The pros and cons of using the web’s #1 language for data science

If you have been following the tech landscape in recent years, you have probably noticed at least two things.

For one, you may have noticed that JavaScript is a very popular language these days. It has been growing in popularity ever since Node.js allowed JavaScript developers to write server-side code.

More recently, frameworks such as Electron, Cordova and React-Native have enabled JavaScript developers to build native apps across a wide range of platforms.

You’ve probably also noticed there is a lot of excitement surrounding the field of data science, especially machine learning. Recent advances in theory and technology have made this once-esoteric field much more accessible to developers.

You might ask, then, whether they make a natural pairing? Should data scientists consider learning JavaScript?

Most data scientists work with some combination of Python, R and SQL. If you are new to the field, these are the languages you should master first.

Data scientists may also specialize in another language such as Scala, or Java. There are many reasons why these languages are so popular.

But relatively few data scientists specialize in JavaScript.

However, given JavaScript’s ubiquity and data science’s popularity, how much could data scientists benefit from learning even the basics of the language? And how about JavaScript developers who want to explore data science?
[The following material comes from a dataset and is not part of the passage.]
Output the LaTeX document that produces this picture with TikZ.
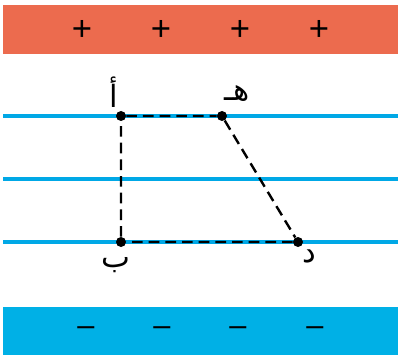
\documentclass[tikz,border=0pt]{standalone}
\usepackage{fontspec}
\setmainfont{Liberation Sans}
\newfontfamily\arabicfont[Script=Arabic]{DejaVu Sans}
\TeXXeTstate=1
\definecolor{plate}{HTML}{EC6B4E}
\definecolor{negplate}{HTML}{00B0E6}
\definecolor{eqline}{HTML}{00A8E6}
\tikzset{
  eqp/.style={draw=eqline, line width=3pt},
  path/.style={draw=black, line width=1.8pt, dash pattern=on 8pt off 4.5pt},
  pt/.style={circle, fill=black, inner sep=0pt, minimum size=7.5pt},
  sign/.style={font=\fontsize{26}{26}\selectfont, inner sep=0pt},
  neg/.style={font=\fontsize{23}{23}\selectfont, inner sep=0pt},
  lab/.style={font=\arabicfont\fontsize{23}{23}\selectfont, inner sep=0pt}
}
\begin{document}
\begin{tikzpicture}[x=0.75pt,y=-0.75pt]
\useasboundingbox (0,0) rectangle (398,363);
\fill[plate] (3,5) rectangle (398,54);
\fill[negplate] (3,307) rectangle (398,355);
\foreach \i/\x in {1/82,2/161,3/240,4/319} \node[sign] (p\i) at (\x,30) {+};
\foreach \i/\x in {1/86,2/162,3/238,4/315} \node[neg] (m\i) at (\x,331) {–};
\coordinate (l1a) at (3,116); \coordinate (l1b) at (398,116);
\coordinate (l2a) at (3,179); \coordinate (l2b) at (398,179);
\coordinate (l3a) at (3,242); \coordinate (l3b) at (398,242);
\draw[eqp] (l1a) -- (l1b);
\draw[eqp] (l2a) -- (l2b);
\draw[eqp] (l3a) -- (l3b);
\node[pt] (A) at (121,116) {};
\node[pt] (H) at (222,116) {};
\node[pt] (B) at (121,242) {};
\node[pt] (D) at (298,242) {};
\draw[path] (A) -- (H) -- (D) -- (B) -- (A);
\node[lab] (la) at (114,92) {\beginR أ\endR};
\node[lab] (lh) at (237,94) {\beginR هـ\endR};
\node[lab] (lb) at (116,265) {\beginR ب\endR};
\node[lab] (ld) at (309,256) {\beginR د\endR};
\end{tikzpicture}
\end{document}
Let’s start by looking at some important objections, then review some arguments in favour.

Against

  • Functionality — JavaScript just doesn’t have the range of data science packages and inbuilt functionality compared to languages such as R and Python. If you don’t mind reinventing the wheel, this might be less of an issue. But if you need to run more sophisticated analyses, you’ll run out of options pretty quick.
  • Productivity — Another advantage of Python and R’s extensive ecosystems is there are many guides and how-to’s available for almost any data science task you wish to do. For JavaScript, this is not really the case. You will probably take longer figuring out how to solve a data science problem in JavaScript than you would in Python or R.
  • Multithreading — It is often helpful to process large data sets or run simulations in parallel. However, Node.js is not suited for computationally intensive, CPU-bound tasks. For such tasks, languages such as Python, Java or Scala have the upper hand over JS. But, check out Microsoft’s Napa.js project. It provides a multithreaded JavaScript runtime that can complement Node.js.
  • Opportunity cost — Perhaps the main reason data scientists tend not to learn many languages beyond Python and R is due to ‘opportunity cost’. Every hour spent learning another language is an hour that could have been invested in learning a new Python framework, or another R library. While these languages dominate the data science job market, there is more incentive to learn them. And because data science is such a fast-moving field, there’s always something new to learn.

For

  • Visualization — JavaScript excels at data visualization. Libraries such as D3.js, Chart.js, Plotly.js and many others make powerful data visualization and dashboards really easy to build. Check out some great D3 examples!
  • Product integration — More and more companies are using web technologies with a Node-based stack to build their core product or service. If your role as a data scientist requires you to work closely with product developers, then it cannot hurt to ‘speak’ the same language.
  • ETL — Data processing pipelines are usually implemented in a general purpose language, like Python, Scala or Java. JavaScript often doesn’t get a look in. However, this might be unfair. Node’s filesystem module ‘fs’ provides a great API which lets you call standard filesystem operations either synchronously or asynchronously. Node also plays along nicely with MongoDB and many other popular database systems. The Streams API makes it very easy to work with streams of large data — another potential advantage for ETL. As mentioned above, for multithreading and parallel processing, see Microsoft’s Napa.js project.
  • Tensorflow.js — Who says JS can’t do cool machine learning stuff? Earlier in 2018, Tensorflow.js was released. This brings machine learning to JavaScript developers — both in the browser and server-side. Tensorflow is a popular machine learning library, developed by Google and made open source in 2015. Gesture recognition, object recognition, music composition… you name it, you can probably have it. The best thing you can do right now is take a look at some demos.

Conclusion

So, should data scientists learn JavaScript?

Learning JavaScript won’t harm your resumé. But don’t learn it as replacement for other languages.

As a first language, the best advice is to learn one of either Python or R. You should also become comfortable using some database language, such as SQL or MongoDB.

However, once you are familiar with the basics, you may want to specialize further. Perhaps you want to learn Apache Spark for working with giant, distributed datasets. Or maybe you’d prefer learn another language such as Scala, or MATLAB or Julia.

Why not consider JavaScript? It will prove valuable if you want to specialize in data visualization, or if your role requires you to work closely with a product built using JavaScript or a related technology.

JavaScript’s machine learning capabilities are advancing rapidly. For some use cases, it is perhaps already a strong alternative to the usual data science languages.

Ultimately, the decision is both practical and personal. It depends on which aspects of data science you find most interesting, and what career opportunities excite you most.

But with current trends, one thing is for sure. Over the coming years, JavaScript will open more doors than it closes.